Here are the moments where Anupamaa shines the best - The nuances. Even in one episode, the show manages to intricately yet effectively play the nuances amazingly well. Be it how a couple of her children take her for granted and bemoan her so easily that they don't even realize they are doing something wrong here. And hence, you don't hate the children but just understand the ingrained mentality of kids that they adapt growing up. The silent reactions made by Ganguly when they belittle her and her fantastic comebacks which not demeaning but, in fact, endearing is where the show shines the most. There are other issues that are unforcefully reflected upon which include - patriarchy, verbal domestic abuse, and even harassment.

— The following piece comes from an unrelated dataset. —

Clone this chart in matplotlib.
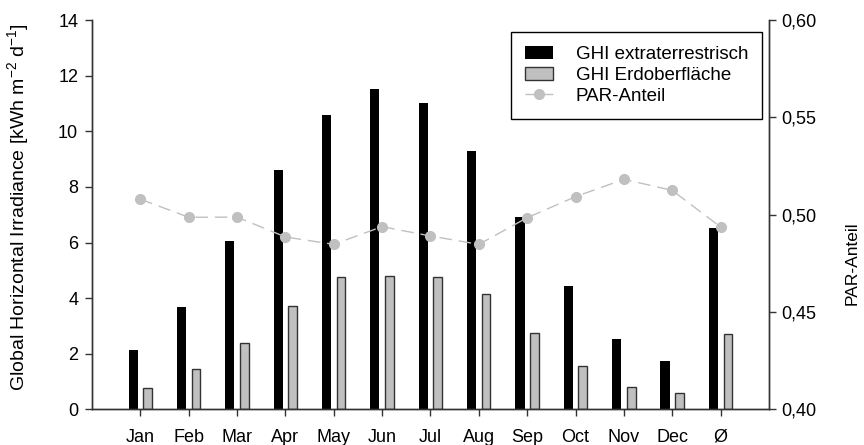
import matplotlib.pyplot as plt
import numpy as np
from matplotlib.ticker import FuncFormatter

plt.rcParams['font.family'] = ['Liberation Sans', 'DejaVu Sans']
plt.rcParams['mathtext.fontset'] = 'custom'
plt.rcParams['mathtext.rm'] = 'Liberation Sans'
plt.rcParams['mathtext.it'] = 'Liberation Sans'

months = ['Jan', 'Feb', 'Mar', 'Apr', 'May', 'Jun', 'Jul', 'Aug', 'Sep', 'Oct', 'Nov', 'Dec', 'Ø']
ghi_extra = [2.14, 3.68, 6.06, 8.6, 10.6, 11.51, 11.0, 9.28, 6.91, 4.44, 2.53, 1.73, 6.52]
ghi_surface = [0.76, 1.46, 2.38, 3.73, 4.75, 4.79, 4.75, 4.15, 2.74, 1.58, 0.82, 0.58, 2.70]
par_share = [0.508, 0.4987, 0.4988, 0.4886, 0.4848, 0.4939, 0.4891, 0.4848, 0.4985, 0.5093, 0.5182, 0.5125, 0.4937]

x = np.arange(len(months))

fig = plt.figure(figsize=(8.64, 4.45), dpi=100)
ax = fig.add_axes([0.1065, 0.0798, 0.7835, 0.8752])
ax2 = ax.twinx()

b1 = ax.bar(x - 0.15, ghi_extra, width=0.19, color='black', label='GHI extraterrestrisch')
b2 = ax.bar(x + 0.15, ghi_surface, width=0.18, color='#c0c0c0', edgecolor='#333333',
            linewidth=1, label='GHI Erdoberfläche')
l1, = ax2.plot(x, par_share, color='#c0c0c0', linestyle=(0, (9, 5)), linewidth=1,
               marker='o', markersize=7, markeredgecolor='#c0c0c0', label='PAR-Anteil')

ax.set_xlim(-1, 13)
ax.set_ylim(0, 14)
ax.set_yticks(range(0, 15, 2))
ax.set_xticks(x)
ax.set_xticklabels(months)
ax2.set_ylim(0.40, 0.60)
ax2.set_yticks([0.40, 0.45, 0.50, 0.55, 0.60])
ax2.yaxis.set_major_formatter(FuncFormatter(lambda v, p: ('%.2f' % v).replace('.', ',')))

for a in (ax, ax2):
    a.spines['top'].set_visible(False)
    for s in ('left', 'right', 'bottom'):
        a.spines[s].set_color('#333333')
        a.spines[s].set_linewidth(1)
    a.tick_params(direction='out', length=5, width=1, color='#333333', labelsize=13, pad=5)

ax2.tick_params(pad=4)
ax.tick_params(axis='x', pad=9)
ax.set_ylabel('Global Horizontal Irradiance [kWh m$^{-2}$ d$^{-1}$]', fontsize=14)
ax.yaxis.set_label_coords(-0.09, 0.52)
ax2.set_ylabel('PAR-Anteil', fontsize=12.5)
ax2.yaxis.set_label_coords(1.112, 0.375)

leg = ax2.legend([b1, b2, l1], ['GHI extraterrestrisch', 'GHI Erdoberfläche', 'PAR-Anteil'],
                 loc='upper right', bbox_to_anchor=(0.99, 0.969), fontsize=13.5,
                 frameon=True, fancybox=False, framealpha=1, edgecolor='black',
                 borderpad=0.75, labelspacing=0.2, handlelength=1.5, handletextpad=1.2,
                 borderaxespad=0)
leg.get_frame().set_linewidth(1)

fig.savefig('out.png', dpi=100)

In spite of these factors, the show falters in several places more often than not. What it lacks the most is - novelty. We have seen umpteen dramas in shows as well as films that hover around the same topic. In fact, the first 15 minutes of Anupamaa feel exactly like a rehashed version of English Vinglish starring Sridevi. Apart from this, the other thing where it feels repetitive is the characterization. Of course, I am not judging the character as it is a character in a fiction show after all. However, the token cunning mother-in-law and a supportive father-in-law is a stereotypical idea right from films from the 80s-90s. In today's times, no matter how regressive some members of the family can be, if there is one authority who supports the good, he usually has more say in a situation. (Even though that is shown in the precap where the father-in-law slams his son but the fact that he let it happen in the first place is a problem).
Ganguly is one of the finest actors the small screen has and this character is almost tailor-made for her. Her ability to perform a vulnerable woman who deals with an inferiority complex and has immense loss of self-respect and confidence is spot on. As a viewer, you instantly sympathize with her and almost feel like entering her house to school her pathetic husband and mother-in-law. Pandey does his job well, where his attractive persona is exactly what is needed for the character of Vanraj, as he is egoistic, selfish, rude and everything wrong you can imagine. Arvind Vaidya as the supportive father-in-law and a radiant Jaswir Kaur as Anupamaa's friend are great additions too.
Overall, the show might just be fitting for Indian television as it is a family drama after all but even though the premise seems promising and probably vouches for path-breaking thinking, the treatment is too one-tone and repetitive, However, fine performances certainly act as a saving grace and Ganguly at the forefront is the perfect leader.